Suzuki reiterated the government’s goal of having an annual budget surplus in the fiscal year ending March 2026, excluding costs associated with debt-servicing and new bond sales. However, for a decade, the government has failed to achieve its budget-balancing goals.
For the fiscal years 2025 and 2026, debt service would rise by 3.7 trillion yen ($29 billion) for every one percentage point increase in interest rates, according to the Ministry of Finance.
He stated, “The government will strive to stably manage the issuance of Japanese government bonds (JGBs) through close market communication.”
“Overall JGB issuance, including rolling over bonds, remains extremely high,” worth approximately $1.6 trillion. We will intensify our efforts to maintain stable JGB issuance.”
“A nation’s trust is built on the foundation of public finance. To maintain people’s faith in Japan and their means of subsistence in an emergency, we must create fiscal room in normal circumstances.”
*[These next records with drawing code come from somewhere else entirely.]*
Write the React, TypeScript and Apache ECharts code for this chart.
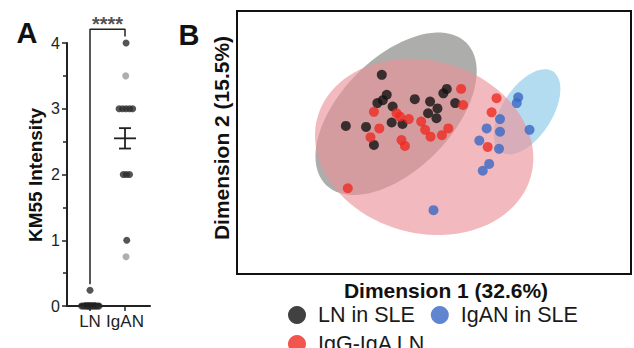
import React, { useEffect, useRef } from "react";
import * as echarts from "echarts";

const FONT = "'Liberation Sans', Arial, Helvetica, sans-serif";

// ---------- Panel A data ----------
const groupLabels = ["LN", "IgAN"];
const lnValues = [0.24, 0, 0, 0, 0, 0, 0, 0, 0, 0, 0, 0, 0, 0, 0];
const lnJitter = [0, -0.24, -0.19, -0.14, -0.1, -0.06, -0.02, 0.02, 0.06, 0.1, 0.14, 0.18, 0.22, 0.26, -0.04];
const igValues = [4, 3.5, 3, 3, 3, 3, 3, 2, 2, 2, 1, 0.75];
const igJitter = [0.03, 0.02, -0.17, -0.07, 0.03, 0.13, 0.22, -0.05, 0.04, 0.13, 0.05, 0.03];
const igFaint = [false, true, false, false, false, false, false, false, false, false, false, true];
const groupMeans = [0.02, 2.55];
const groupSems = [0.02, 0.155];
const sigBracketX = [0, 0, 1, 1];
const sigBracketY = [0.33, 4.21, 4.21, 4.1];
const sigText = "****";

// ---------- Panel B data ----------
const lnSleX = [-1.06, -0.96, -1.04, -1.15, -0.84, -0.39, -0.08, 0.07, -0.12, 0.05, 0.19, 0.26, 0.43, -1.79, -1.38, -0.86, -0.64, -1.22];
const lnSleY = [1.09, 0.68, 0.57, 0.51, 0.44, 0.59, 0.54, 0.4, 0.3, 0.2, 0.71, 0.8, 0.51, 0.04, 0.02, 0.11, 0.08, -0.35];
const igaSleX = [1.71, 1.68, 1.34, 1.07, 1.34, 1.94, 0.92, 1.32, 1.12, 0.99, -0.01];
const igaSleY = [0.63, 0.51, 0.18, -0.01, -0.08, -0.04, -0.26, -0.43, -0.74, -0.88, -1.69];
const iggIgaX = [0.55, 0.59, -1.22, -0.76, -0.69, -0.51, -0.26, -0.18, -0.07, 0.16, 0.29, -1.11, -1.29, -0.66, -0.59, 1.27, 1.17, 1.09, -1.75];
const iggIgaY = [0.8, 0.47, 0.33, 0.3, 0.23, 0.18, 0.13, -0.04, -0.18, -0.15, -0.01, -0.01, -0.19, -0.25, -0.37, 0.61, 0.32, -0.39, -1.24];

// confidence ellipses: LN in SLE, IgAN in SLE, IgG-IgA LN
const ellipseCx = [-0.77, 1.89, -0.2];
const ellipseCy = [0.29, 0.33, -0.39];
const ellipseA = [2.04, 0.98, 2.25];
const ellipseB = [1.14, 0.51, 1.77];
const ellipseAngle = [46, 58, -16];

const seriesNames = ["LN in SLE", "IgAN in SLE", "IgG-IgA LN"];
const pointColors = ["#111111", "#3a68c4", "#ee2a22"];
const ellipseFills = ["#adadab", "#b4dcf0", "rgba(235,145,152,0.63)"];

export default function App() {
  const ref = useRef<HTMLDivElement>(null);
  useEffect(() => {
    if (!ref.current) return;
    const chart = echarts.init(ref.current, undefined, { renderer: "svg" });
    const axisColor = "#222";

    const option: any = {
      animation: false,
      backgroundColor: "#ffffff",
      textStyle: { fontFamily: FONT },
      grid: [
        { left: 67, top: 43, width: 83, height: 263, show: false },
        {
          left: 237,
          top: 11,
          width: 394,
          height: 263,
          show: true,
          borderColor: "#111",
          borderWidth: 2,
          backgroundColor: "transparent",
        },
      ],
      xAxis: [
        {
          gridIndex: 0,
          type: "value",
          min: -0.657,
          max: 1.714,
          axisLine: { show: true, onZero: false, lineStyle: { color: axisColor, width: 2 } },
          axisTick: { show: true, customValues: [0, 1], length: 5, lineStyle: { color: axisColor, width: 1.5 } },
          axisLabel: {
            customValues: [0, 1],
            formatter: (v: number) => groupLabels[Math.round(v)] ?? "",
            fontSize: 17,
            color: "#222",
            margin: 7,
            fontFamily: FONT,
          },
          splitLine: { show: false },
        },
        { gridIndex: 1, type: "value", min: -4, max: 4, show: false },
      ],
      yAxis: [
        {
          gridIndex: 0,
          type: "value",
          min: 0,
          max: 4,
          interval: 1,
          axisLine: { show: true, onZero: false, lineStyle: { color: axisColor, width: 2 } },
          axisTick: { show: true, length: 5, lineStyle: { color: axisColor, width: 1.5 } },
          minorTick: { show: true, splitNumber: 2, length: 4, lineStyle: { color: axisColor, width: 1.5 } },
          axisLabel: { fontSize: 16, color: "#222", margin: 7, fontFamily: FONT },
          splitLine: { show: false },
        },
        { gridIndex: 1, type: "value", min: -3, max: 2.4, show: false },
      ],
      legend: [
        {
          data: [seriesNames[0], seriesNames[1]],
          left: 283,
          top: 299,
          orient: "horizontal",
          icon: "circle",
          itemWidth: 18,
          itemHeight: 18,
          itemGap: 16,
          textStyle: { fontSize: 21.5, color: "#1a1a1a", fontFamily: FONT, padding: [0, 0, 0, 7] },
        },
        {
          data: [seriesNames[2]],
          left: 283,
          top: 328,
          icon: "circle",
          itemWidth: 18,
          itemHeight: 18,
          textStyle: { fontSize: 21.5, color: "#1a1a1a", fontFamily: FONT, padding: [0, 0, 0, 7] },
        },
      ],
      graphic: [
        { type: "text", x: 27, y: 33, style: { text: "A", fontSize: 29, fontWeight: "bold", fontFamily: FONT, fill: "#111", align: "center", verticalAlign: "middle" } },
        { type: "text", x: 189, y: 35, style: { text: "B", fontSize: 29, fontWeight: "bold", fontFamily: FONT, fill: "#111", align: "center", verticalAlign: "middle" } },
        { type: "text", x: 35, y: 175, rotation: Math.PI / 2, style: { text: "KM55 Intensity", fontSize: 19, fontWeight: "bold", fontFamily: FONT, fill: "#111", align: "center", verticalAlign: "middle" } },
        { type: "text", x: 221, y: 138, rotation: Math.PI / 2, style: { text: "Dimension 2 (15.5%)", fontSize: 21, fontWeight: "bold", fontFamily: FONT, fill: "#111", align: "center", verticalAlign: "middle" } },
        { type: "text", x: 446, y: 290, style: { text: "Dimension 1 (32.6%)", fontSize: 21, fontWeight: "bold", fontFamily: FONT, fill: "#111", align: "center", verticalAlign: "middle" } },
      ],
      series: [
        // ---- Panel A ----
        {
          type: "scatter",
          name: "LN-A",
          xAxisIndex: 0,
          yAxisIndex: 0,
          symbolSize: 7,
          itemStyle: { color: "#2b2b2b" },
          data: lnValues.map((v, i) => [lnJitter[i], v]),
          z: 3,
        },
        {
          type: "scatter",
          name: "IgAN-A",
          xAxisIndex: 0,
          yAxisIndex: 0,
          symbolSize: 7,
          itemStyle: { color: "#2b2b2b" },
          data: igValues.map((v, i) => ({
            value: [1 + igJitter[i], v],
            itemStyle: igFaint[i] ? { color: "#9a9a9a" } : undefined,
          })),
          z: 3,
        },
        {
          type: "custom",
          name: "meanSem",
          xAxisIndex: 0,
          yAxisIndex: 0,
          z: 4,
          data: groupMeans.map((m, i) => [i, m, groupSems[i]]),
          renderItem: (params: any, api: any) => {
            const x = api.value(0);
            const m = api.value(1);
            const s = api.value(2);
            const c = api.coord([x, m]);
            const t = api.coord([x, m + s]);
            const b = api.coord([x, m - s]);
            const st = { stroke: "#222", lineWidth: 1.8 };
            return {
              type: "group",
              children: [
                { type: "line", shape: { x1: c[0] - 11, y1: c[1], x2: c[0] + 11, y2: c[1] }, style: st },
                { type: "line", shape: { x1: t[0], y1: t[1], x2: b[0], y2: b[1] }, style: st },
                { type: "line", shape: { x1: t[0] - 6, y1: t[1], x2: t[0] + 6, y2: t[1] }, style: st },
                { type: "line", shape: { x1: b[0] - 6, y1: b[1], x2: b[0] + 6, y2: b[1] }, style: st },
              ],
            };
          },
        },
        {
          type: "line",
          name: "bracket",
          xAxisIndex: 0,
          yAxisIndex: 0,
          clip: false,
          symbol: "none",
          silent: true,
          lineStyle: { color: "#222", width: 1.5 },
          data: sigBracketX.map((x, i) => [x, sigBracketY[i]]),
          z: 2,
        },
        {
          type: "scatter",
          name: "sig",
          xAxisIndex: 0,
          yAxisIndex: 0,
          clip: false,
          symbolSize: 0,
          silent: true,
          data: [[(sigBracketX[1] + sigBracketX[2]) / 2, sigBracketY[1]]],
          label: {
            show: true,
            position: "top",
            distance: 0,
            offset: [0, 5],
            formatter: sigText,
            fontSize: 20,
            fontWeight: "bold",
            color: "#222",
            fontFamily: FONT,
          },
        },
        // ---- Panel B ----
        {
          type: "custom",
          name: "ellipses",
          xAxisIndex: 1,
          yAxisIndex: 1,
          z: 1,
          silent: true,
          data: ellipseCx.map((cx, i) => [cx, ellipseCy[i], ellipseA[i], ellipseB[i], ellipseAngle[i]]),
          renderItem: (params: any, api: any) => {
            const cx = api.value(0);
            const cy = api.value(1);
            const a = api.value(2);
            const b = api.value(3);
            const ang = (api.value(4) * Math.PI) / 180;
            const pts: number[][] = [];
            for (let k = 0; k < 96; k++) {
              const t = (k / 96) * Math.PI * 2;
              const dx = a * Math.cos(t);
              const dy = b * Math.sin(t);
              const x = cx + dx * Math.cos(ang) - dy * Math.sin(ang);
              const y = cy + dx * Math.sin(ang) + dy * Math.cos(ang);
              pts.push(api.coord([x, y]));
            }
            return { type: "polygon", shape: { points: pts }, style: { fill: ellipseFills[params.dataIndex], stroke: "none" } };
          },
        },
        {
          type: "scatter",
          name: seriesNames[0],
          xAxisIndex: 1,
          yAxisIndex: 1,
          symbolSize: 10,
          itemStyle: { color: pointColors[0] },
          data: lnSleX.map((x, i) => [x, lnSleY[i]]),
          z: 3,
        },
        {
          type: "scatter",
          name: seriesNames[1],
          xAxisIndex: 1,
          yAxisIndex: 1,
          symbolSize: 10,
          itemStyle: { color: pointColors[1] },
          data: igaSleX.map((x, i) => [x, igaSleY[i]]),
          z: 3,
        },
        {
          type: "scatter",
          name: seriesNames[2],
          xAxisIndex: 1,
          yAxisIndex: 1,
          symbolSize: 10,
          itemStyle: { color: pointColors[2] },
          data: iggIgaX.map((x, i) => [x, iggIgaY[i]]),
          z: 3,
        },
      ],
    };
    chart.setOption(option);
    return () => chart.dispose();
  }, []);
  return (
    <div
      ref={ref}
      style={{ position: "fixed", left: 0, top: 0, width: 634, height: 348, background: "#fff" }}
    />
  );
}
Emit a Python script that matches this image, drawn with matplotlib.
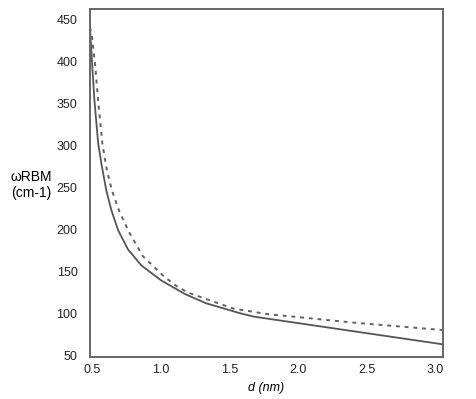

Suzuki’s determination to tackle fiscal reform and revive the economy was echoed by Prime Minister Fumio Kishida. He emphasized the necessity of a positive growth cycle driven by private consumption and corporate profits, which make up more than half of the economy.
In his policy speech, Kishida stated, “Wage hikes hold the key to this virtuous cycle.” He promised to push for labor reform in order to establish a framework that would enable long-term wage growth and alleviate the pain of rising living costs.
Kishida continued, “First of all, we need to realize wage growth that exceeds price increases.” He also promised to increase support for childcare and push for investment and reform in green and digital transformation.